> Task details
Write the material out again, line by line, exactly as it is.

>>

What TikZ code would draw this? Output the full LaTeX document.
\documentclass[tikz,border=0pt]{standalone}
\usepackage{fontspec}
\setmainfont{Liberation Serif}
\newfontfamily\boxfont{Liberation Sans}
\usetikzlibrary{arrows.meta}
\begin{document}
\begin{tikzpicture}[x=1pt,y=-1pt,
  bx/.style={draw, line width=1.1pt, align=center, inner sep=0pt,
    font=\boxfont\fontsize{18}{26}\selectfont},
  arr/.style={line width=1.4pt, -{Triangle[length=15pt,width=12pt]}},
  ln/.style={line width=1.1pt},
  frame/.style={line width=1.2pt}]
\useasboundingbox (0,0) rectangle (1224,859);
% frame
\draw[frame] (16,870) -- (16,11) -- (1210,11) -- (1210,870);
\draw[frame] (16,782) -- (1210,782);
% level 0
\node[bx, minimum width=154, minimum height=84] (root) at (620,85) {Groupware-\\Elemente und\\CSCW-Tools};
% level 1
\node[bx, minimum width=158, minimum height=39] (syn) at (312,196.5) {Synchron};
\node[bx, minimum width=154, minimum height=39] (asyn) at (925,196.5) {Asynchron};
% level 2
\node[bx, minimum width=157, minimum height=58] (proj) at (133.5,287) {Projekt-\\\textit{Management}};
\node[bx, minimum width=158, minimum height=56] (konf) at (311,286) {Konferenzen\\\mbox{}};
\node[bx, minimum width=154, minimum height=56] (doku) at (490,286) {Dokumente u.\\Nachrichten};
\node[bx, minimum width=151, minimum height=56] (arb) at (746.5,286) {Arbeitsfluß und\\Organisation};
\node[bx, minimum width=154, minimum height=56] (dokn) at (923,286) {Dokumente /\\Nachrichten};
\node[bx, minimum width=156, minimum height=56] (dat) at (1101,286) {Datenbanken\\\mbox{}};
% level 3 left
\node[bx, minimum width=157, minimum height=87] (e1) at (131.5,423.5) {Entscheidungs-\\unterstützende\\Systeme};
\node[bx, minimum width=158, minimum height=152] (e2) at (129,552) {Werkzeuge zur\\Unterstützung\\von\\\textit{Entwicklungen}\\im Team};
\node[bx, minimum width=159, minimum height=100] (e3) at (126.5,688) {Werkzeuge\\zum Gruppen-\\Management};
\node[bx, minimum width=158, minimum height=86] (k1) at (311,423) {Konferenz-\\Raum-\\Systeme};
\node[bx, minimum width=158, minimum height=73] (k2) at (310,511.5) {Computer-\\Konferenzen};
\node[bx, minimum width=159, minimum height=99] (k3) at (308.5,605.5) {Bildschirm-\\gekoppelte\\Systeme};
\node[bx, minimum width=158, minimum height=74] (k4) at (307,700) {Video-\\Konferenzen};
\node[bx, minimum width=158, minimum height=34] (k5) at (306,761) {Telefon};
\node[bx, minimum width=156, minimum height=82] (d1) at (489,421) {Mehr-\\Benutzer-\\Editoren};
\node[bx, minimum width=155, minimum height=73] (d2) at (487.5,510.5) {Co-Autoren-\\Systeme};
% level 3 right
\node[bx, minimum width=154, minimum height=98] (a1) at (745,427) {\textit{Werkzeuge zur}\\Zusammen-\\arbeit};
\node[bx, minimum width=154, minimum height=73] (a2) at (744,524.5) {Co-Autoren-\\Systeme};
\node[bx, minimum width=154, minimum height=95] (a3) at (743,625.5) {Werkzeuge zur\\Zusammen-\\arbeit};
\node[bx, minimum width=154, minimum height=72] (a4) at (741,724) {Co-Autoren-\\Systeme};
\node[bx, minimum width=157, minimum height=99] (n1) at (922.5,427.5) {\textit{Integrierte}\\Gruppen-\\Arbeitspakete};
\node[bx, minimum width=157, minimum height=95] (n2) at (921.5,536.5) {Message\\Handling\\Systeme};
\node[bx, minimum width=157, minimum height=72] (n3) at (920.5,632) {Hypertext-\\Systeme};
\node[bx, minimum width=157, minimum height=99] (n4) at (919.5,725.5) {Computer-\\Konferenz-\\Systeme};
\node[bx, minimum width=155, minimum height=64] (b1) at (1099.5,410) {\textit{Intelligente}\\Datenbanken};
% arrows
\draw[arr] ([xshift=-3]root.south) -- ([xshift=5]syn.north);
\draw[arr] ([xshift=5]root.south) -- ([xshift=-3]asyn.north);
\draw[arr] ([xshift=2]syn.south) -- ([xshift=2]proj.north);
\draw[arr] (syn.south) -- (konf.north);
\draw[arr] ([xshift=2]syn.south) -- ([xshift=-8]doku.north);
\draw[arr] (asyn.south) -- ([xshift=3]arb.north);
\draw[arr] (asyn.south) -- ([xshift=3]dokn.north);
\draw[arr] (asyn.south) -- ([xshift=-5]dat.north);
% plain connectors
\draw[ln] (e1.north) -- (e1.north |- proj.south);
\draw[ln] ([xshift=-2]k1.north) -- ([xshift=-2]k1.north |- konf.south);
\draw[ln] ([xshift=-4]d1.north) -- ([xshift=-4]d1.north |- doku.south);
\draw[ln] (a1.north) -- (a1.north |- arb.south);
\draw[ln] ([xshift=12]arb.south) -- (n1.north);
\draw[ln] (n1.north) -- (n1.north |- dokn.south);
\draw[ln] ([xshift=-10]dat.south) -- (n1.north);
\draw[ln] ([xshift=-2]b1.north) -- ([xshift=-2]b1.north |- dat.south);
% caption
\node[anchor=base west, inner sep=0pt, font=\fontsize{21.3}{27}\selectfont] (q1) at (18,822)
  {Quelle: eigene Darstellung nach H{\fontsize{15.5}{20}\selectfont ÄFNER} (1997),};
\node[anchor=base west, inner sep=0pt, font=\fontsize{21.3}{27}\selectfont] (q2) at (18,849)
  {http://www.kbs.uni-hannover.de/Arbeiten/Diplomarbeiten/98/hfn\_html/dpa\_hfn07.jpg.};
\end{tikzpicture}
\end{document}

<<

> Response
What TikZ code would draw this? Output the full LaTeX document.
\documentclass[tikz,border=0pt]{standalone}
\usepackage{fontspec}
\setmainfont{Liberation Serif}
\newfontfamily\boxfont{Liberation Sans}
\usetikzlibrary{arrows.meta}
\begin{document}
\begin{tikzpicture}[x=1pt,y=-1pt,
  bx/.style={draw, line width=1.1pt, align=center, inner sep=0pt,
    font=\boxfont\fontsize{18}{26}\selectfont},
  arr/.style={line width=1.4pt, -{Triangle[length=15pt,width=12pt]}},
  ln/.style={line width=1.1pt},
  frame/.style={line width=1.2pt}]
\useasboundingbox (0,0) rectangle (1224,859);
% frame
\draw[frame] (16,870) -- (16,11) -- (1210,11) -- (1210,870);
\draw[frame] (16,782) -- (1210,782);
% level 0
\node[bx, minimum width=154, minimum height=84] (root) at (620,85) {Groupware-\\Elemente und\\CSCW-Tools};
% level 1
\node[bx, minimum width=158, minimum height=39] (syn) at (312,196.5) {Synchron};
\node[bx, minimum width=154, minimum height=39] (asyn) at (925,196.5) {Asynchron};
% level 2
\node[bx, minimum width=157, minimum height=58] (proj) at (133.5,287) {Projekt-\\\textit{Management}};
\node[bx, minimum width=158, minimum height=56] (konf) at (311,286) {Konferenzen\\\mbox{}};
\node[bx, minimum width=154, minimum height=56] (doku) at (490,286) {Dokumente u.\\Nachrichten};
\node[bx, minimum width=151, minimum height=56] (arb) at (746.5,286) {Arbeitsfluß und\\Organisation};
\node[bx, minimum width=154, minimum height=56] (dokn) at (923,286) {Dokumente /\\Nachrichten};
\node[bx, minimum width=156, minimum height=56] (dat) at (1101,286) {Datenbanken\\\mbox{}};
% level 3 left
\node[bx, minimum width=157, minimum height=87] (e1) at (131.5,423.5) {Entscheidungs-\\unterstützende\\Systeme};
\node[bx, minimum width=158, minimum height=152] (e2) at (129,552) {Werkzeuge zur\\Unterstützung\\von\\\textit{Entwicklungen}\\im Team};
\node[bx, minimum width=159, minimum height=100] (e3) at (126.5,688) {Werkzeuge\\zum Gruppen-\\Management};
\node[bx, minimum width=158, minimum height=86] (k1) at (311,423) {Konferenz-\\Raum-\\Systeme};
\node[bx, minimum width=158, minimum height=73] (k2) at (310,511.5) {Computer-\\Konferenzen};
\node[bx, minimum width=159, minimum height=99] (k3) at (308.5,605.5) {Bildschirm-\\gekoppelte\\Systeme};
\node[bx, minimum width=158, minimum height=74] (k4) at (307,700) {Video-\\Konferenzen};
\node[bx, minimum width=158, minimum height=34] (k5) at (306,761) {Telefon};
\node[bx, minimum width=156, minimum height=82] (d1) at (489,421) {Mehr-\\Benutzer-\\Editoren};
\node[bx, minimum width=155, minimum height=73] (d2) at (487.5,510.5) {Co-Autoren-\\Systeme};
% level 3 right
\node[bx, minimum width=154, minimum height=98] (a1) at (745,427) {\textit{Werkzeuge zur}\\Zusammen-\\arbeit};
\node[bx, minimum width=154, minimum height=73] (a2) at (744,524.5) {Co-Autoren-\\Systeme};
\node[bx, minimum width=154, minimum height=95] (a3) at (743,625.5) {Werkzeuge zur\\Zusammen-\\arbeit};
\node[bx, minimum width=154, minimum height=72] (a4) at (741,724) {Co-Autoren-\\Systeme};
\node[bx, minimum width=157, minimum height=99] (n1) at (922.5,427.5) {\textit{Integrierte}\\Gruppen-\\Arbeitspakete};
\node[bx, minimum width=157, minimum height=95] (n2) at (921.5,536.5) {Message\\Handling\\Systeme};
\node[bx, minimum width=157, minimum height=72] (n3) at (920.5,632) {Hypertext-\\Systeme};
\node[bx, minimum width=157, minimum height=99] (n4) at (919.5,725.5) {Computer-\\Konferenz-\\Systeme};
\node[bx, minimum width=155, minimum height=64] (b1) at (1099.5,410) {\textit{Intelligente}\\Datenbanken};
% arrows
\draw[arr] ([xshift=-3]root.south) -- ([xshift=5]syn.north);
\draw[arr] ([xshift=5]root.south) -- ([xshift=-3]asyn.north);
\draw[arr] ([xshift=2]syn.south) -- ([xshift=2]proj.north);
\draw[arr] (syn.south) -- (konf.north);
\draw[arr] ([xshift=2]syn.south) -- ([xshift=-8]doku.north);
\draw[arr] (asyn.south) -- ([xshift=3]arb.north);
\draw[arr] (asyn.south) -- ([xshift=3]dokn.north);
\draw[arr] (asyn.south) -- ([xshift=-5]dat.north);
% plain connectors
\draw[ln] (e1.north) -- (e1.north |- proj.south);
\draw[ln] ([xshift=-2]k1.north) -- ([xshift=-2]k1.north |- konf.south);
\draw[ln] ([xshift=-4]d1.north) -- ([xshift=-4]d1.north |- doku.south);
\draw[ln] (a1.north) -- (a1.north |- arb.south);
\draw[ln] ([xshift=12]arb.south) -- (n1.north);
\draw[ln] (n1.north) -- (n1.north |- dokn.south);
\draw[ln] ([xshift=-10]dat.south) -- (n1.north);
\draw[ln] ([xshift=-2]b1.north) -- ([xshift=-2]b1.north |- dat.south);
% caption
\node[anchor=base west, inner sep=0pt, font=\fontsize{21.3}{27}\selectfont] (q1) at (18,822)
  {Quelle: eigene Darstellung nach H{\fontsize{15.5}{20}\selectfont ÄFNER} (1997),};
\node[anchor=base west, inner sep=0pt, font=\fontsize{21.3}{27}\selectfont] (q2) at (18,849)
  {http://www.kbs.uni-hannover.de/Arbeiten/Diplomarbeiten/98/hfn\_html/dpa\_hfn07.jpg.};
\end{tikzpicture}
\end{document}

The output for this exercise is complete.